Items listed in a dataset
· · ·

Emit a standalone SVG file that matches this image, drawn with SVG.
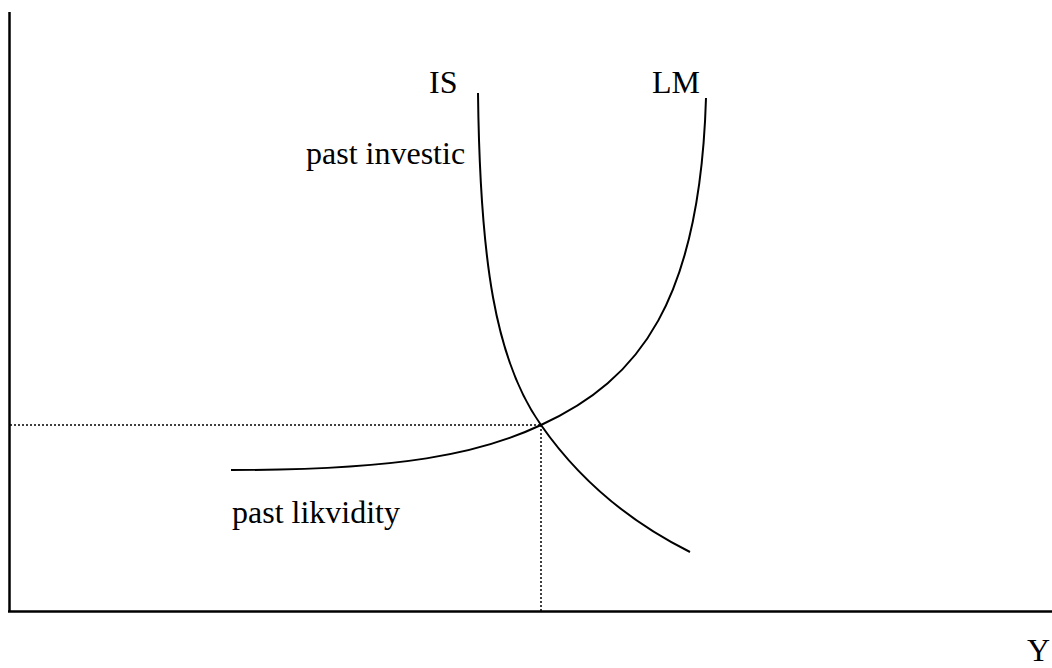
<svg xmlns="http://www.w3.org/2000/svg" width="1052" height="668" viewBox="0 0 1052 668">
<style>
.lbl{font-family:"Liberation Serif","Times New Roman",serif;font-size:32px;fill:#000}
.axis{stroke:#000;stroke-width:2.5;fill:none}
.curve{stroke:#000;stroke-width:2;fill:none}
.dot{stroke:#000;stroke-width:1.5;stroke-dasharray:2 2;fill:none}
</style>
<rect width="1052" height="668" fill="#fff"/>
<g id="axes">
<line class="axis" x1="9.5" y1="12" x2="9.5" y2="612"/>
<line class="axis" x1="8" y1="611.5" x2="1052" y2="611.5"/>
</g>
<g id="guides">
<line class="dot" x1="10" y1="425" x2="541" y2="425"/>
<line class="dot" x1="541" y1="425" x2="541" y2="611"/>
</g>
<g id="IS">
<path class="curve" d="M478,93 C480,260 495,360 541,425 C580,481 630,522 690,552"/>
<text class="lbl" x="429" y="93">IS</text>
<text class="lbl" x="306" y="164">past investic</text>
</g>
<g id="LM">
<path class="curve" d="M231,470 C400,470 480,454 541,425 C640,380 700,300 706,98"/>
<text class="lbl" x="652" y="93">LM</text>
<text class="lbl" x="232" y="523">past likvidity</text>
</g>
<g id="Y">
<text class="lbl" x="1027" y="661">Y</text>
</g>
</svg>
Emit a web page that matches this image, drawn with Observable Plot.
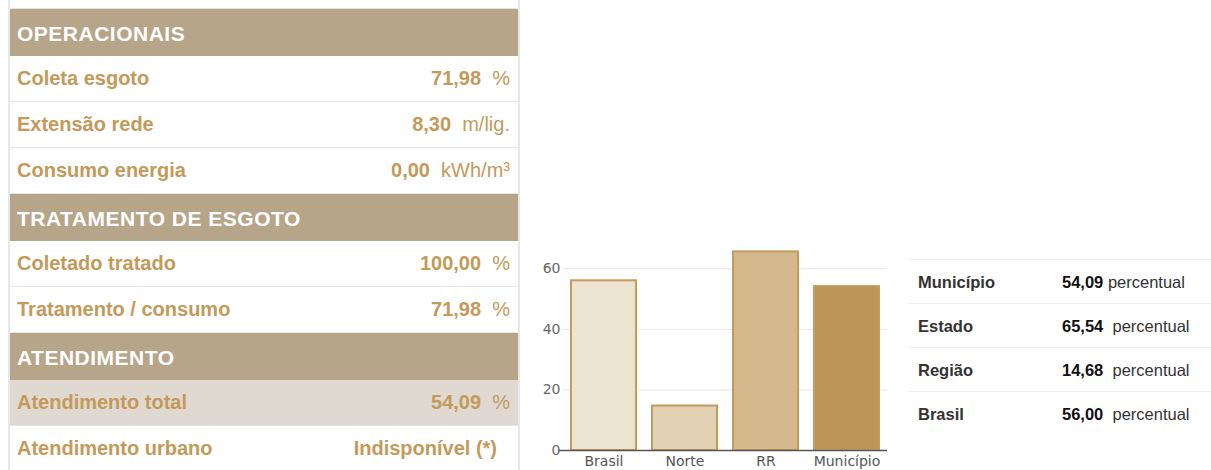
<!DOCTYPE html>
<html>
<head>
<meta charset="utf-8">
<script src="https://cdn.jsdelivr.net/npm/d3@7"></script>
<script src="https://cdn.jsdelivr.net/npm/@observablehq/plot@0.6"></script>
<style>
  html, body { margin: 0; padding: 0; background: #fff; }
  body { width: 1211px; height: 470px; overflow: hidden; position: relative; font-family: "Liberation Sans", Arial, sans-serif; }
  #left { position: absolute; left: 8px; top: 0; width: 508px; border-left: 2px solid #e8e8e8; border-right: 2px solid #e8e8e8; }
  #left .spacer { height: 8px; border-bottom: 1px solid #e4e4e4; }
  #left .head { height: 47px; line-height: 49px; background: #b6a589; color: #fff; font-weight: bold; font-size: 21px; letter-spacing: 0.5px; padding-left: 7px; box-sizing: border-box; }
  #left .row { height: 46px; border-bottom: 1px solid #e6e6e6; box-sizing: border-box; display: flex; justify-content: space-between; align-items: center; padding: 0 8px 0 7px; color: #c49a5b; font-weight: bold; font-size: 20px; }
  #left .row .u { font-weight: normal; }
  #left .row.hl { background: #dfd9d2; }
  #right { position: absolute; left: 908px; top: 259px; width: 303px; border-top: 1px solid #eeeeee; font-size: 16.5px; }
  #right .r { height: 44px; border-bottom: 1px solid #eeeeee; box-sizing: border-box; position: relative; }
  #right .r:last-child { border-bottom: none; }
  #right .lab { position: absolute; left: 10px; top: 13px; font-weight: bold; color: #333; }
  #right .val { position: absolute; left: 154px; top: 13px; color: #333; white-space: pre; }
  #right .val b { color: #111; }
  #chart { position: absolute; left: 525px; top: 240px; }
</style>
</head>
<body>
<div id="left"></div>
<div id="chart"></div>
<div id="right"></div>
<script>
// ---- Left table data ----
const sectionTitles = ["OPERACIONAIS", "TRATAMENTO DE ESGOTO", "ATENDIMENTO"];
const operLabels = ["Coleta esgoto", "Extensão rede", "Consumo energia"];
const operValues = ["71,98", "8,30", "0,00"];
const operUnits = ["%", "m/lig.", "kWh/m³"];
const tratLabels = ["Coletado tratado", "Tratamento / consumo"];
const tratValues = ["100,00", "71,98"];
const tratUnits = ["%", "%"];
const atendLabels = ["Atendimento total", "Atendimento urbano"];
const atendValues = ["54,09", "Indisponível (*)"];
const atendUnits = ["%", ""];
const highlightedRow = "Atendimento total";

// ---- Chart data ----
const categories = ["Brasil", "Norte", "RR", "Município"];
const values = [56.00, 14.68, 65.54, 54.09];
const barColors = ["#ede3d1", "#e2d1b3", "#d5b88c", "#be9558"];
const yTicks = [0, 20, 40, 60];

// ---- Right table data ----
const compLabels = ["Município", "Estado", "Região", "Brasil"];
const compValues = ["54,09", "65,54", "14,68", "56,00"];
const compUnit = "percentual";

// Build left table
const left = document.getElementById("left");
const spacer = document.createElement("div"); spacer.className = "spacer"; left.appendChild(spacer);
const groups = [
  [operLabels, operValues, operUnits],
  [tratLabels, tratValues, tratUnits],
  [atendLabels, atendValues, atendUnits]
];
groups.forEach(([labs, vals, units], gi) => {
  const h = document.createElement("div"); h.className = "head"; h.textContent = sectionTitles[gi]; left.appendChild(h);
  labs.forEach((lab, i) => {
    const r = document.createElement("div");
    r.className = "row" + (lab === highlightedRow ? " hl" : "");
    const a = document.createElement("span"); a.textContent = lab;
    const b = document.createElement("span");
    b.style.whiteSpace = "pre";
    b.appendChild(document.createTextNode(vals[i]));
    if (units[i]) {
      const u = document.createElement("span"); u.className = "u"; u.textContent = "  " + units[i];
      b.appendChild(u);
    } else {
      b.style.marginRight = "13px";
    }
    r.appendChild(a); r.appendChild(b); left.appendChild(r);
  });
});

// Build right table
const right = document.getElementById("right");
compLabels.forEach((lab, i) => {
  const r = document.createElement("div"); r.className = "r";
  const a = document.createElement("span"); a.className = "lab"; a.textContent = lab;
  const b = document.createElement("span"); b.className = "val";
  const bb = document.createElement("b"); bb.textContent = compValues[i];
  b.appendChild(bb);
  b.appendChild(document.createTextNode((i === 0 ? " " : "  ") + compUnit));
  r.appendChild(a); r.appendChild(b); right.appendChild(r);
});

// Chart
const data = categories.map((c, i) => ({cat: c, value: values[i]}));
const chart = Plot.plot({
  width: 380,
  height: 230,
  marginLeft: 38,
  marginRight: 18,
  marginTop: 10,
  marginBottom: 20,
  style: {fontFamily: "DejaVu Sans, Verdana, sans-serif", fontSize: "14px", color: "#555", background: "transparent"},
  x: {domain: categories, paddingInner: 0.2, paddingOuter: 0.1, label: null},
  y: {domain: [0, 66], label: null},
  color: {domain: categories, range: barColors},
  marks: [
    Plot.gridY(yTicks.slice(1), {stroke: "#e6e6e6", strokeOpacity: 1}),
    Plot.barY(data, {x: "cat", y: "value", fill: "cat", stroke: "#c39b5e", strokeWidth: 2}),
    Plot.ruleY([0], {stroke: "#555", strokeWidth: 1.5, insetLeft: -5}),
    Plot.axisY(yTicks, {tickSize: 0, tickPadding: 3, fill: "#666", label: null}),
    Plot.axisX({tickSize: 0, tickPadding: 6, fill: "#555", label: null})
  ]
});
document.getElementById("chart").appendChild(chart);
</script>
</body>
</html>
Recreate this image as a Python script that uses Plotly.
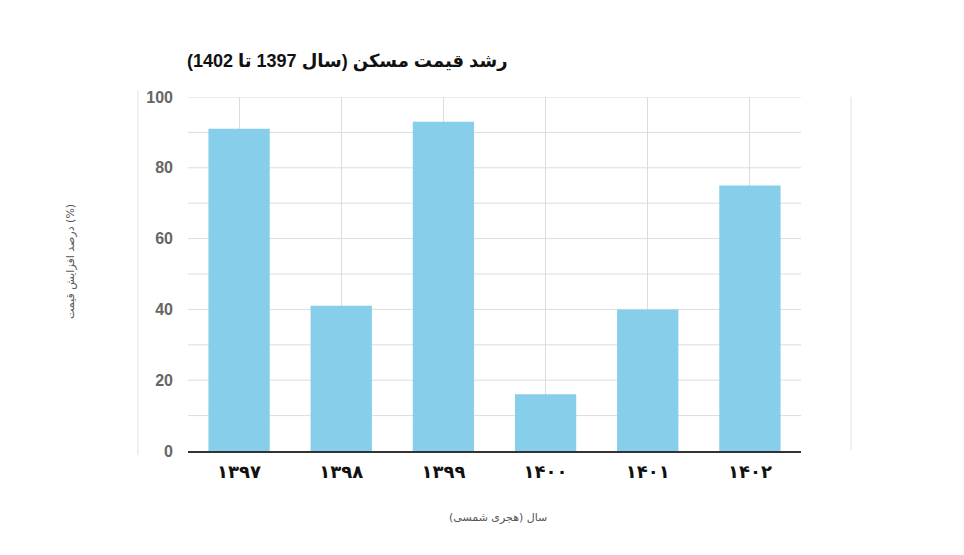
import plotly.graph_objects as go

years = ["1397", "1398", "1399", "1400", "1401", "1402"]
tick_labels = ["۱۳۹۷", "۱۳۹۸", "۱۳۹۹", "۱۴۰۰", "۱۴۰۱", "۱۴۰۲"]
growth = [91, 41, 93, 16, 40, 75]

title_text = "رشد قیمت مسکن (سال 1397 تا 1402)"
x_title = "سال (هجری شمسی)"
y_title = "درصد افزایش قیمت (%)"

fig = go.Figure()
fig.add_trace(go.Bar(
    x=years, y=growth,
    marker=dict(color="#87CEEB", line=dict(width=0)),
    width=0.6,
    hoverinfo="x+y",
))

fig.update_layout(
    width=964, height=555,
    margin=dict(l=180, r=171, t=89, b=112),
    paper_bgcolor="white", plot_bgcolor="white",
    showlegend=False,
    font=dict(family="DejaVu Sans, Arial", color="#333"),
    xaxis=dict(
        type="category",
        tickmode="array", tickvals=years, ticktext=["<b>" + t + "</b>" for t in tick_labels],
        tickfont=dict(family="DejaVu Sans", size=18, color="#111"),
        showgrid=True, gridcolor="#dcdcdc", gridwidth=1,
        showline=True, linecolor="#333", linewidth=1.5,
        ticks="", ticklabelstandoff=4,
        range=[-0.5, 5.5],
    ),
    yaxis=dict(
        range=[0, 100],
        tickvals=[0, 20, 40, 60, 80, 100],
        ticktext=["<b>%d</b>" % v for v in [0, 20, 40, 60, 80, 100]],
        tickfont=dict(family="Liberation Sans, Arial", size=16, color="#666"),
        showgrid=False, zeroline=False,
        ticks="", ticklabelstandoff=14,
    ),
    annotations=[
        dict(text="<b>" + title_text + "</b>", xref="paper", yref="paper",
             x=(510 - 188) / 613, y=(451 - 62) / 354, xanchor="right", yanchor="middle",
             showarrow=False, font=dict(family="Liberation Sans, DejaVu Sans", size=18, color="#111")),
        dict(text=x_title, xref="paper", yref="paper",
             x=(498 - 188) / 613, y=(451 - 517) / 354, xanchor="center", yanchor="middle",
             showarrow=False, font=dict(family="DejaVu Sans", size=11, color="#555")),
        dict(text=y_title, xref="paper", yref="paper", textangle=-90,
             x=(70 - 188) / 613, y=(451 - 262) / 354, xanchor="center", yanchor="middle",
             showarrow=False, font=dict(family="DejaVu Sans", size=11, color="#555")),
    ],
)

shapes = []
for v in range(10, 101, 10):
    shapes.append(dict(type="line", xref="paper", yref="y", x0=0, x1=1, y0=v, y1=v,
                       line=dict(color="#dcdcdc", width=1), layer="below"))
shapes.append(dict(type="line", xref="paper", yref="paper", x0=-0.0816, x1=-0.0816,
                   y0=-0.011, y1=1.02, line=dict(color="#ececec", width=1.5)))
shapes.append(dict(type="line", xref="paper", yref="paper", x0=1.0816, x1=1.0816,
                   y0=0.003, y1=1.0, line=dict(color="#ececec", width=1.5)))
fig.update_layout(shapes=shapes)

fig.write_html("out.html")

· · ·

PROBLEM DESCRIPTION. Starting at the line containing "Recreate this image" and stopping after the line containing "growth = [91, 41, 93, 16, 40, 75]", give the lines again exactly and leave out every image.

IN RESPONSE.
Recreate this image as a Python script that uses Plotly.
import plotly.graph_objects as go

years = ["1397", "1398", "1399", "1400", "1401", "1402"]
tick_labels = ["۱۳۹۷", "۱۳۹۸", "۱۳۹۹", "۱۴۰۰", "۱۴۰۱", "۱۴۰۲"]
growth = [91, 41, 93, 16, 40, 75]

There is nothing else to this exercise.